Especiarias: chuvas irregulares dificultam o plantio de açafrão. (TAUSEEF MUSTAFA/AFP)
Matheus Doliveira
Publicado em 23 de dezembro de 2020 às 11h20.
Mohammad Ramzan Rather trabalha incansavelmente em seu campo de açafrão na Caxemira indiana. Mas as colheitas são bastante escassas e, no final, ele se vê tomado pela nostalgia, quando se lembra dos tempos de antes da mudança climática, com suas terras produzindo o precioso "ouro vermelho" em abundância.
Essas aromáticas plantações em Pampore, uma localidade no sul de Srinagar - cujas paisagens exibem uma esplêndida cor violeta durante as duas semanas de floração, no final do outono -, eram uma mina de ouro para milhares de famílias.
No ano passado, a colheita de Rather não passou de meio quilo. Em 2020, é de apenas 30 gramas. Há 12 anos, com algo menos do que um hectare ele obtinha cerca de dois quilos de açafrão. Hoje, um quilo dessa especiaria é vendido por US$ 1.350 no mercado local.
"As chuvas irregulares dos últimos dez anos causaram danos", diz o agricultor Jalal-ud-Din Wani.
Especialistas culpam a mudança climática pela redução do volume das geleiras na região do Himalaia, reduzindo significativamente o fluxo rio abaixo.
Um estudo publicado em julho na revista Climate Change garante que a temperatura da região pode aumentar quase 7ºC até 2100, de acordo com alguns cenários de emissão de gases causadores do efeito estufa.

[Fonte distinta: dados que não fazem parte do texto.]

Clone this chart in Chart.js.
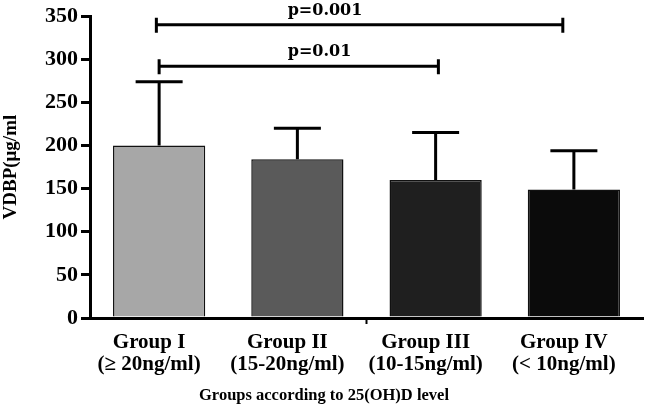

Como resultado, muitos produtores de açafrão vão abandonando esse cobiçado tempero por maçãs, que requerem muito menos água.
De acordo com historiadores, o açafrão foi cultivado na Caxemira 500 anos a.C.. É um ingrediente comum em receitas tradicionais, como a infusão de Kehwa, uma bebida doce feita com chá verde, canela, cardamomo e amêndoas picadas, servida aos convidados e em cerimônias como casamentos.
O açafrão é cultivado no Irã, origem de 90% da produção mundial, mas também na Espanha e na Grécia. A Caxemira é tem fama de ser melhor, no entanto, por sua forte concentração de crocina, que lhe confere sua incomparável cor vermelha e seu aroma único.
A mudança climática, assim como o conflito na região, também reivindicada pelo Paquistão, reduziram à metade a produção do "ouro vermelho", que passou de 2,8 quilos por hectare, em 1998, para 1,4 quilo em 2018, de acordo com dados oficiais.
Este ano, o governo criou um certificado de denominação de origem do açafrão para combater a falsificação.
Além disso, o Executivo, com o objetivo de mitigar o impacto da mudança climática e estimular a produtividade, lançou em 2010 uma "Missão Nacional Açafrão". Este plano é dotado de 54 milhões de dólares para introduzir tecnologia moderna nas práticas agrícolas.
De acordo com as autoridades, será possível recuperar 1.480 hectares de safras de açafrão da Caxemira.